Part of the impetus of the 3 trips I've carved out of my schedule these last few months is to reconnect with my father. He is a great man, a wonderful man, a man who sacrificed his young adult years in a hospital so that babies would live and so that we could eat and play and go to an expensive private school and not have to worry about anything at all. He is a man who is now, finally, rewarding himself with a few of life's indulgences, some travel, a lot of dancing, some good food, and a home with a view that is iconic and borderline postcard worthy. It is incredibly sad that his life partner, the woman who made those same sacrifices alongside him, the woman who raised my sister and I, is not here to enjoy all of that with him. I know things would be different for him if she were, and though he is not sad, there is most definitely a part of him which will always miss her and wonder what-if?

Now, with my sister and I bordering on a level of minimal maturity, and with my sister having cranked out 3 little girls, the concept of family has completely mutated. With my dad and I, we can share time as men, and it's a fact that he has more energy to go out at night than I do, so while there is an inequitable divide in terms of life experience, I consider us as two peers in some sense, two men trying to figure out wtf we are doing with our lives.
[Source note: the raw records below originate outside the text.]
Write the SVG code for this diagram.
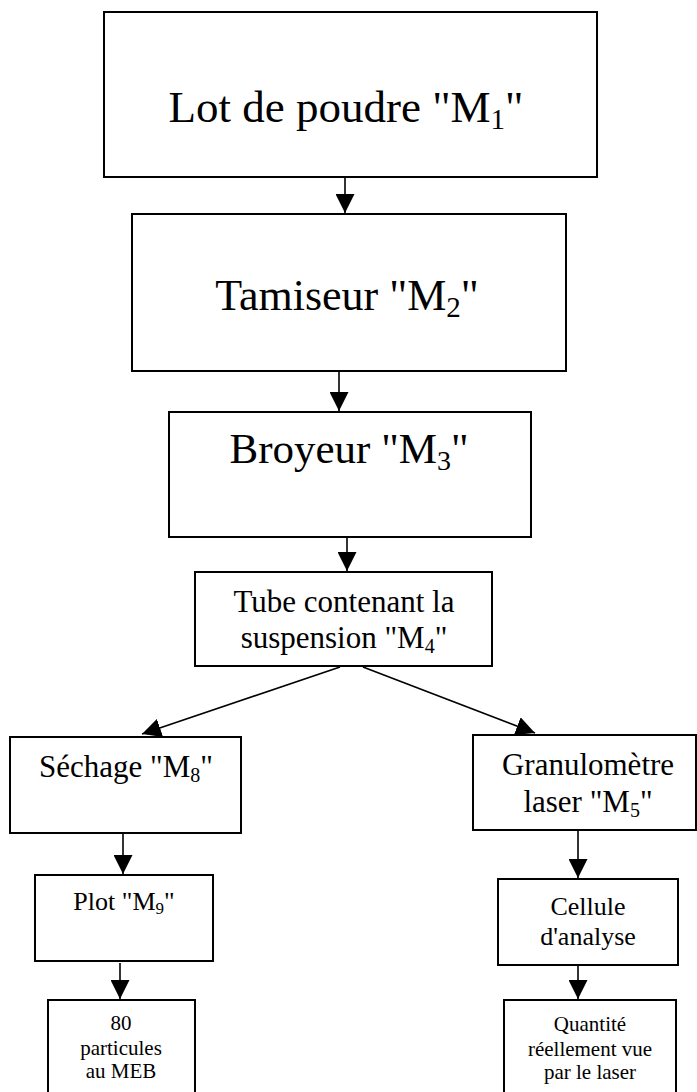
<svg xmlns="http://www.w3.org/2000/svg" width="697" height="1092" viewBox="0 0 697 1092">
<style>
.box{fill:#fff;stroke:#000;stroke-width:2}
.t{font-family:"Liberation Serif","Times New Roman",serif;fill:#000;text-anchor:middle}
.c{stroke:#000;stroke-width:1.6;fill:none;marker-end:url(#ah)}
</style>
<defs>
<marker id="ah" markerUnits="userSpaceOnUse" markerWidth="19" markerHeight="19" refX="19" refY="9.5" orient="auto" viewBox="0 0 19 19">
<path d="M0,0 L19,9.5 L0,19 z" fill="#000"/>
</marker>
</defs>
<rect width="697" height="1092" fill="#fff"/>
<g id="connectors">
<line class="c" x1="345" y1="178" x2="345" y2="213"/>
<line class="c" x1="339" y1="372" x2="339" y2="411"/>
<line class="c" x1="347" y1="538" x2="347" y2="571"/>
<line class="c" x1="340" y1="667" x2="142" y2="734"/>
<line class="c" x1="363" y1="667" x2="535" y2="733"/>
<line class="c" x1="123" y1="834" x2="123" y2="874"/>
<line class="c" x1="120" y1="963" x2="120" y2="999"/>
<line class="c" x1="578" y1="831" x2="578" y2="878"/>
<line class="c" x1="578" y1="966" x2="578" y2="999"/>
</g>
<g id="n1">
<rect class="box" x="104" y="12" width="493" height="165"/>
<text class="t" x="346" y="122" font-size="45">Lot de poudre "M<tspan font-size="29" dy="7">1</tspan><tspan dy="-7">"</tspan></text>
</g>
<g id="n2">
<rect class="box" x="132" y="214" width="434" height="157"/>
<text class="t" x="347" y="310" font-size="44">Tamiseur "M<tspan font-size="29" dy="7">2</tspan><tspan dy="-7">"</tspan></text>
</g>
<g id="n3">
<rect class="box" x="169" y="412" width="362" height="125"/>
<text class="t" x="349" y="463" font-size="43">Broyeur "M<tspan font-size="28" dy="7">3</tspan><tspan dy="-7">"</tspan></text>
</g>
<g id="n4">
<rect class="box" x="195" y="572" width="297" height="94"/>
<text class="t" x="344" y="612" font-size="31">Tube contenant la</text>
<text class="t" x="344" y="648" font-size="31">suspension "M<tspan font-size="20" dy="5">4</tspan><tspan dy="-5">"</tspan></text>
</g>
<g id="n8">
<rect class="box" x="10" y="737" width="231" height="96"/>
<text class="t" x="126" y="777" font-size="31">Séchage "M<tspan font-size="20" dy="5">8</tspan><tspan dy="-5">"</tspan></text>
</g>
<g id="n5">
<rect class="box" x="473" y="735" width="223" height="95"/>
<text class="t" x="588" y="775" font-size="31">Granulomètre</text>
<text class="t" x="588" y="812" font-size="31">laser "M<tspan font-size="20" dy="5">5</tspan><tspan dy="-5">"</tspan></text>
</g>
<g id="n9">
<rect class="box" x="35" y="875" width="178" height="86"/>
<text class="t" x="124" y="910" font-size="26">Plot "M<tspan font-size="17" dy="4">9</tspan><tspan dy="-4">"</tspan></text>
</g>
<g id="n10">
<rect class="box" x="48" y="1000" width="147" height="110"/>
<text class="t" x="121" y="1030" font-size="21">80</text>
<text class="t" x="121" y="1055" font-size="21">particules</text>
<text class="t" x="121" y="1078" font-size="21">au MEB</text>
</g>
<g id="n6">
<rect class="box" x="498" y="879" width="180" height="86"/>
<text class="t" x="588" y="915" font-size="26">Cellule</text>
<text class="t" x="588" y="945" font-size="26">d'analyse</text>
</g>
<g id="n7">
<rect class="box" x="504" y="1000" width="172" height="110"/>
<text class="t" x="590" y="1031" font-size="21">Quantité</text>
<text class="t" x="590" y="1056" font-size="21">réellement vue</text>
<text class="t" x="590" y="1079" font-size="21">par le laser</text>
</g>
</svg>
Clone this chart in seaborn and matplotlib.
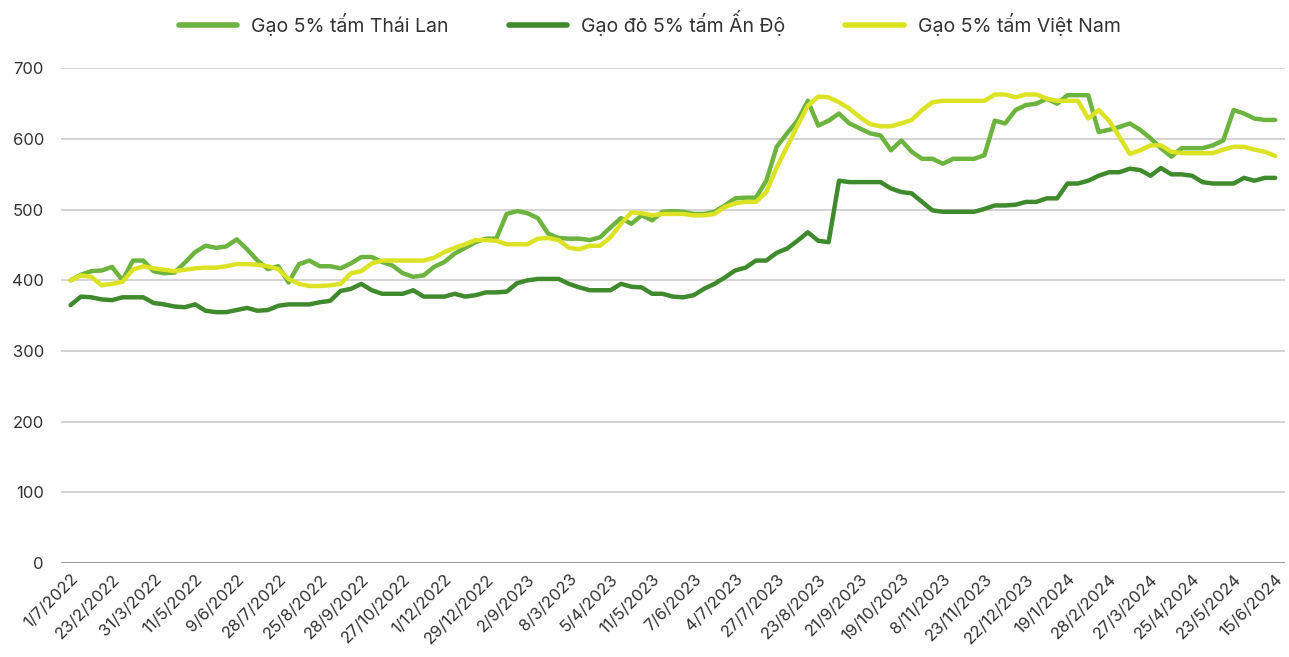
"""Gia gao xuat khau: Thai Lan, An Do, Viet Nam."""

import matplotlib

matplotlib.use("Agg")

import matplotlib.pyplot as plt
import pandas as pd
import seaborn as sns

tick_labels = [
    "1/7/2022", "23/2/2022", "31/3/2022", "11/5/2022", "9/6/2022", "28/7/2022",
    "25/8/2022", "28/9/2022", "27/10/2022", "1/12/2022", "29/12/2022", "2/9/2023",
    "8/3/2023", "5/4/2023", "11/5/2023", "7/6/2023", "4/7/2023", "27/7/2023",
    "23/8/2023", "21/9/2023", "19/10/2023", "8/11/2023", "23/11/2023", "22/12/2023",
    "19/1/2024", "28/2/2024", "27/3/2024", "25/4/2024", "23/5/2024", "15/6/2024",
]

thai = [
    400, 408, 413, 414, 419, 400, 428, 428, 413, 410, 411, 425, 440, 449, 446, 448,
    458, 444, 428, 416, 420, 397, 423, 428, 420, 420, 417, 424, 433, 433, 426, 421,
    410, 405, 407, 419, 426, 438, 446, 454, 459, 459, 494, 498, 495, 488, 466, 460,
    459, 459, 457, 461, 475, 488, 480, 492, 485, 497, 498, 497, 494, 494, 497, 506,
    516, 517, 517, 541, 589, 608, 626, 654, 619, 626, 636, 622, 615, 608, 605, 584,
    598, 582, 572, 572, 565, 572, 572, 572, 577, 626, 622, 641, 648, 650, 657, 650,
    662, 662, 662, 610, 613, 617, 622, 613, 601, 587, 575, 587, 587, 587, 591, 598,
    641, 636, 629, 627, 627,
]

india = [
    365, 377, 376, 373, 372, 376, 376, 376, 368, 366, 363, 362, 366, 357, 355, 355,
    358, 361, 357, 358, 364, 366, 366, 366, 369, 371, 385, 388, 395, 386, 381, 381,
    381, 386, 377, 377, 377, 381, 377, 379, 383, 383, 384, 396, 400, 402, 402, 402,
    395, 390, 386, 386, 386, 395, 391, 390, 381, 381, 377, 376, 379, 388, 395, 404,
    414, 418, 428, 428, 439, 445, 456, 468, 456, 454, 541, 539, 539, 539, 539, 530,
    525, 523, 511, 499, 497, 497, 497, 497, 501, 506, 506, 507, 511, 511, 516, 516,
    537, 537, 541, 548, 553, 553, 558, 556, 548, 559, 550, 550, 548, 539, 537, 537,
    537, 545, 541, 545, 545,
]

vietnam = [
    400, 407, 405, 393, 395, 398, 415, 420, 417, 415, 413, 415, 417, 418, 418, 420,
    423, 423, 422, 420, 416, 402, 395, 392, 392, 393, 395, 410, 413, 424, 428, 428,
    428, 428, 428, 432, 440, 446, 451, 457, 457, 456, 451, 451, 451, 459, 460, 457,
    446, 444, 449, 449, 461, 480, 496, 495, 492, 494, 494, 494, 492, 492, 494, 504,
    509, 511, 511, 525, 560, 589, 619, 647, 660, 659, 652, 643, 631, 621, 618, 618,
    622, 627, 641, 652, 654, 654, 654, 654, 654, 663, 663, 659, 663, 663, 657, 654,
    654, 654, 629, 641, 626, 603, 579, 584, 591, 591, 582, 580, 580, 580, 580, 585,
    589, 589, 585, 582, 576,
]

series_names = ["Gạo 5% tấm Thái Lan", "Gạo đỏ 5% tấm Ấn Độ", "Gạo 5% tấm Việt Nam"]
colors = ["#6db33f", "#3f8a2c", "#dbe324"]

df = pd.concat(
    [
        pd.DataFrame({"idx": range(len(vals)), "price": vals, "series": name})
        for name, vals in zip(series_names, [thai, india, vietnam])
    ],
    ignore_index=True,
)

sns.set_theme(style="white")
plt.rcParams["font.family"] = ["Inter", "DejaVu Sans"]

fig = plt.figure(figsize=(12.89, 6.57), dpi=100)
ax = fig.add_axes([0.047, 0.143, 0.95, 0.753])

for y in range(100, 701, 100):
    ax.axhline(y, color="#d4d4d4", lw=1.4, zorder=0)
ax.axhline(0, color="#9a9a9a", lw=2.2, zorder=0)

sns.lineplot(
    data=df, x="idx", y="price", hue="series", hue_order=series_names,
    palette=colors, linewidth=3.2, ax=ax, legend=True,
)

ax.set_xlim(-0.96, len(thai) - 1 + 0.96)
ax.set_ylim(0, 700)
ax.set_yticks(range(0, 701, 100))
ax.set_xticks(range(0, len(thai), 4))
ax.set_xticklabels(tick_labels, rotation=45, ha="right", rotation_mode="anchor")
ax.tick_params(axis="both", length=0, labelsize=12, colors="#333333", pad=6)
ax.tick_params(axis="y", pad=12)
ax.set_xlabel("")
ax.set_ylabel("")
for side in ax.spines.values():
    side.set_visible(False)

handles, labels = ax.get_legend_handles_labels()
for h in handles:
    h.set_linewidth(4)
ax.legend(
    handles, labels, loc="lower center", bbox_to_anchor=(0.481, 1.03), ncol=3,
    frameon=False, fontsize=14, handlelength=3.0, columnspacing=3.1,
    handletextpad=0.72, labelcolor="#333333",
)

fig.savefig("out.png", dpi=100)
plt.close(fig)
When it's my sister and I, the traditional roles of brother/sister are replaced by an almost complete focus on the children, so it's mommy, uncle david, and daddy Gavin as our roles by necessity. Then when my dad is around my sister he assumes a role of grandfather, in a way not unlike how he is kind to Hunter, and hopefully with slightly more interest in what they have to say/mumble.

When we all get together, it's nothing like it used to be when I was younger. For one, my mom wore the pants and set the schedule, made the rules, enforced order, and handed out all the instructions. She was damn good at it too.


But at this point in our lives, we can remember, and we can celebrate her life and what she might be like now, but we have to define it all for ourselves every day. And the truth is, while my sister might have an idea of what "family" should be, I don't think my dad or I have any freaking clue.

Perhaps that is the simple mars/venus truth of it all. Are men incapable of building a family on their own without a woman? I suppose I might hear differently from my homosexual male friends on that topic, although I can't think of any who are raising children of their own. And I'm certain I can think of at least one or two women who rely on their man to help define the family unit, to schedule, shuffle, juggle, shuttle, and supervise. And sometimes to just "shrug" it off and let the absurdity be whatever it is and laugh about it sometime later, when the cost of whatever repair or ER visit has been forgotten.

I hear lots of stories about 50 year old men having babies with younger women. I can see how that might happen, both for a man who already had one set of kids and wants to try to build a new family because the first one didn't work for some reason, and for the man who was just having too much fun for too long and finally woke up one day and realized he was missing out on one of the most fundamental and important tasks of our own humanity. I know I don't want to be 50 and dating a 35 y/o. I know I don't want to be 70 and attending a college graduation. I owe it to any children I might have to give them a few of my better years, before I get grumpy, old, crusty, and rusty like my dog.

I suppose at the core of it all I am still waiting to define what the word "family" will mean to me as an adult.